* Problem details *
Reproduce all the material exactly, minus any pictures it holds.

* Provided data *

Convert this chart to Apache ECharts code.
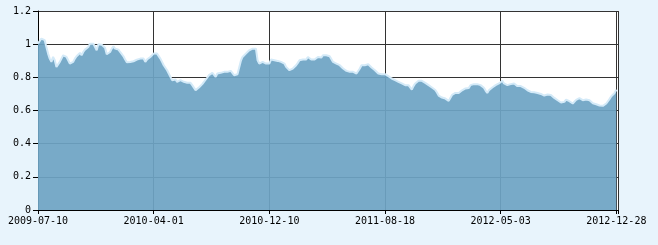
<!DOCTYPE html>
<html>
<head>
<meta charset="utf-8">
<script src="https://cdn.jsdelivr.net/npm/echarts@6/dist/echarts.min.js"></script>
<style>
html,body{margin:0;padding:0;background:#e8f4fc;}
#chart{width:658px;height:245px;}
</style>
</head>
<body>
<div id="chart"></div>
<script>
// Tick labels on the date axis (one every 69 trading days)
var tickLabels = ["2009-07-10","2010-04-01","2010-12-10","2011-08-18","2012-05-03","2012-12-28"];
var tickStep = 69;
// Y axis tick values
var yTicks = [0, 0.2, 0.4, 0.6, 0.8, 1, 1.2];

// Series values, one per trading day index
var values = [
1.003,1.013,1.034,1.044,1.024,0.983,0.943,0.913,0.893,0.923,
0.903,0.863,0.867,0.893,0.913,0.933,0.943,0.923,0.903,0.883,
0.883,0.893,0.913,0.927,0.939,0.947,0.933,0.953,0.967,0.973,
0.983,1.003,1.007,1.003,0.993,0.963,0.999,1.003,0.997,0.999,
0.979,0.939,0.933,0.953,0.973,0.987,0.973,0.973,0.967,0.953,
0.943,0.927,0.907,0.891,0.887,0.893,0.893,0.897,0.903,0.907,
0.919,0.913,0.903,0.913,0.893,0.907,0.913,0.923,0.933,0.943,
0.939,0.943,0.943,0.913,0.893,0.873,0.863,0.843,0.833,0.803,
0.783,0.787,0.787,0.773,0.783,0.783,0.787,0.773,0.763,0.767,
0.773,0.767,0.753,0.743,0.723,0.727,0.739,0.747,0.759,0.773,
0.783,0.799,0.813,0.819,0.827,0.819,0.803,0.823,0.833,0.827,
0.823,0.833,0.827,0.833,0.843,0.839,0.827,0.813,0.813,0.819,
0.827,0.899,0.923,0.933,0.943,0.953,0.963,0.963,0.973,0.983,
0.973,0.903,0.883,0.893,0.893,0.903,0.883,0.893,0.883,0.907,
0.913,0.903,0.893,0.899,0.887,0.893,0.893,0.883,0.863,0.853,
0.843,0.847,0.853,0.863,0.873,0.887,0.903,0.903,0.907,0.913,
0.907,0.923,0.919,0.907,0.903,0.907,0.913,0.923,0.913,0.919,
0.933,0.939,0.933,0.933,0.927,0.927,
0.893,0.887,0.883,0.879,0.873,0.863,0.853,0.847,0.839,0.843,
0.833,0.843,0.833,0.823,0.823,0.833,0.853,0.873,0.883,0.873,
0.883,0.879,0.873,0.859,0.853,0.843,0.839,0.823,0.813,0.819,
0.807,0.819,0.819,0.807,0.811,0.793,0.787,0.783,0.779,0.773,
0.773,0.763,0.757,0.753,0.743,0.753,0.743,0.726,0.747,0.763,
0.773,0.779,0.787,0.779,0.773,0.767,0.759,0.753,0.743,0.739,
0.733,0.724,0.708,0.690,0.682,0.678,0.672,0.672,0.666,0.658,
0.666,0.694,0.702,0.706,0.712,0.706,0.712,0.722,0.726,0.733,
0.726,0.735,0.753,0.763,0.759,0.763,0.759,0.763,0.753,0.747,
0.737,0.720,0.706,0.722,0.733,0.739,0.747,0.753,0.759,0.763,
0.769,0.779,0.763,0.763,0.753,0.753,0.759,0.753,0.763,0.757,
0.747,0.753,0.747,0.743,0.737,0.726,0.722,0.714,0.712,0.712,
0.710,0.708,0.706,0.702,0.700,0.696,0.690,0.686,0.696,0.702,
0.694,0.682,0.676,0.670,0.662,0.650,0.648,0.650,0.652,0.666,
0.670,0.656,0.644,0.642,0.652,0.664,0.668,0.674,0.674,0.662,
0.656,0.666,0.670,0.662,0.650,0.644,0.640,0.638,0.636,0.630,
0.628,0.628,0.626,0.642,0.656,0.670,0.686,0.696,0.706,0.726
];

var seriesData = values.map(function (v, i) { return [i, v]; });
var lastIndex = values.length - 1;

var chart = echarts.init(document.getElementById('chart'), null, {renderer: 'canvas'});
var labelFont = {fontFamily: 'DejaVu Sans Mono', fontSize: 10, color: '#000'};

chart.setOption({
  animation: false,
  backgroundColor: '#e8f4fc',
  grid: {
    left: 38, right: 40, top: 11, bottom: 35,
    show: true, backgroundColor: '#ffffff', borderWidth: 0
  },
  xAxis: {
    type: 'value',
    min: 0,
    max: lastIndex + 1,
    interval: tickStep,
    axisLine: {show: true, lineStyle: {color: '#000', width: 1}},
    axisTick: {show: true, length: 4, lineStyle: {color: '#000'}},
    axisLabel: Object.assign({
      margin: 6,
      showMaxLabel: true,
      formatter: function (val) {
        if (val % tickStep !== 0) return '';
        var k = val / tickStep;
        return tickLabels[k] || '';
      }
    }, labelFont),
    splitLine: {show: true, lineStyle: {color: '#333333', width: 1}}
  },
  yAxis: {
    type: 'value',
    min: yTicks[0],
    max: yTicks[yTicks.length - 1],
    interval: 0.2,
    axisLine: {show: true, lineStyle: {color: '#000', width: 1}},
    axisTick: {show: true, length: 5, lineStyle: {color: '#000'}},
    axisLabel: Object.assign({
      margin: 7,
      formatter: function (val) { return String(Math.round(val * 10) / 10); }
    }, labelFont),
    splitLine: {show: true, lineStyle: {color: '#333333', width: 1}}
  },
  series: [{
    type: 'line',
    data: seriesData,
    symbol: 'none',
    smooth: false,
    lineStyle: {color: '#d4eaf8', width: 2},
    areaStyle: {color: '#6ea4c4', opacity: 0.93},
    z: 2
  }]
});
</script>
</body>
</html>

* Result of this task *
Convert this chart to Apache ECharts code.
<!DOCTYPE html>
<html>
<head>
<meta charset="utf-8">
<script src="https://cdn.jsdelivr.net/npm/echarts@6/dist/echarts.min.js"></script>
<style>
html,body{margin:0;padding:0;background:#e8f4fc;}
#chart{width:658px;height:245px;}
</style>
</head>
<body>
<div id="chart"></div>
<script>
// Tick labels on the date axis (one every 69 trading days)
var tickLabels = ["2009-07-10","2010-04-01","2010-12-10","2011-08-18","2012-05-03","2012-12-28"];
var tickStep = 69;
// Y axis tick values
var yTicks = [0, 0.2, 0.4, 0.6, 0.8, 1, 1.2];

// Series values, one per trading day index
var values = [
1.003,1.013,1.034,1.044,1.024,0.983,0.943,0.913,0.893,0.923,
0.903,0.863,0.867,0.893,0.913,0.933,0.943,0.923,0.903,0.883,
0.883,0.893,0.913,0.927,0.939,0.947,0.933,0.953,0.967,0.973,
0.983,1.003,1.007,1.003,0.993,0.963,0.999,1.003,0.997,0.999,
0.979,0.939,0.933,0.953,0.973,0.987,0.973,0.973,0.967,0.953,
0.943,0.927,0.907,0.891,0.887,0.893,0.893,0.897,0.903,0.907,
0.919,0.913,0.903,0.913,0.893,0.907,0.913,0.923,0.933,0.943,
0.939,0.943,0.943,0.913,0.893,0.873,0.863,0.843,0.833,0.803,
0.783,0.787,0.787,0.773,0.783,0.783,0.787,0.773,0.763,0.767,
0.773,0.767,0.753,0.743,0.723,0.727,0.739,0.747,0.759,0.773,
0.783,0.799,0.813,0.819,0.827,0.819,0.803,0.823,0.833,0.827,
0.823,0.833,0.827,0.833,0.843,0.839,0.827,0.813,0.813,0.819,
0.827,0.899,0.923,0.933,0.943,0.953,0.963,0.963,0.973,0.983,
0.973,0.903,0.883,0.893,0.893,0.903,0.883,0.893,0.883,0.907,
0.913,0.903,0.893,0.899,0.887,0.893,0.893,0.883,0.863,0.853,
0.843,0.847,0.853,0.863,0.873,0.887,0.903,0.903,0.907,0.913,
0.907,0.923,0.919,0.907,0.903,0.907,0.913,0.923,0.913,0.919,
0.933,0.939,0.933,0.933,0.927,0.927,
0.893,0.887,0.883,0.879,0.873,0.863,0.853,0.847,0.839,0.843,
0.833,0.843,0.833,0.823,0.823,0.833,0.853,0.873,0.883,0.873,
0.883,0.879,0.873,0.859,0.853,0.843,0.839,0.823,0.813,0.819,
0.807,0.819,0.819,0.807,0.811,0.793,0.787,0.783,0.779,0.773,
0.773,0.763,0.757,0.753,0.743,0.753,0.743,0.726,0.747,0.763,
0.773,0.779,0.787,0.779,0.773,0.767,0.759,0.753,0.743,0.739,
0.733,0.724,0.708,0.690,0.682,0.678,0.672,0.672,0.666,0.658,
0.666,0.694,0.702,0.706,0.712,0.706,0.712,0.722,0.726,0.733,
0.726,0.735,0.753,0.763,0.759,0.763,0.759,0.763,0.753,0.747,
0.737,0.720,0.706,0.722,0.733,0.739,0.747,0.753,0.759,0.763,
0.769,0.779,0.763,0.763,0.753,0.753,0.759,0.753,0.763,0.757,
0.747,0.753,0.747,0.743,0.737,0.726,0.722,0.714,0.712,0.712,
0.710,0.708,0.706,0.702,0.700,0.696,0.690,0.686,0.696,0.702,
0.694,0.682,0.676,0.670,0.662,0.650,0.648,0.650,0.652,0.666,
0.670,0.656,0.644,0.642,0.652,0.664,0.668,0.674,0.674,0.662,
0.656,0.666,0.670,0.662,0.650,0.644,0.640,0.638,0.636,0.630,
0.628,0.628,0.626,0.642,0.656,0.670,0.686,0.696,0.706,0.726
];

var seriesData = values.map(function (v, i) { return [i, v]; });
var lastIndex = values.length - 1;

var chart = echarts.init(document.getElementById('chart'), null, {renderer: 'canvas'});
var labelFont = {fontFamily: 'DejaVu Sans Mono', fontSize: 10, color: '#000'};

chart.setOption({
  animation: false,
  backgroundColor: '#e8f4fc',
  grid: {
    left: 38, right: 40, top: 11, bottom: 35,
    show: true, backgroundColor: '#ffffff', borderWidth: 0
  },
  xAxis: {
    type: 'value',
    min: 0,
    max: lastIndex + 1,
    interval: tickStep,
    axisLine: {show: true, lineStyle: {color: '#000', width: 1}},
    axisTick: {show: true, length: 4, lineStyle: {color: '#000'}},
    axisLabel: Object.assign({
      margin: 6,
      showMaxLabel: true,
      formatter: function (val) {
        if (val % tickStep !== 0) return '';
        var k = val / tickStep;
        return tickLabels[k] || '';
      }
    }, labelFont),
    splitLine: {show: true, lineStyle: {color: '#333333', width: 1}}
  },
  yAxis: {
    type: 'value',
    min: yTicks[0],
    max: yTicks[yTicks.length - 1],
    interval: 0.2,
    axisLine: {show: true, lineStyle: {color: '#000', width: 1}},
    axisTick: {show: true, length: 5, lineStyle: {color: '#000'}},
    axisLabel: Object.assign({
      margin: 7,
      formatter: function (val) { return String(Math.round(val * 10) / 10); }
    }, labelFont),
    splitLine: {show: true, lineStyle: {color: '#333333', width: 1}}
  },
  series: [{
    type: 'line',
    data: seriesData,
    symbol: 'none',
    smooth: false,
    lineStyle: {color: '#d4eaf8', width: 2},
    areaStyle: {color: '#6ea4c4', opacity: 0.93},
    z: 2
  }]
});
</script>
</body>
</html>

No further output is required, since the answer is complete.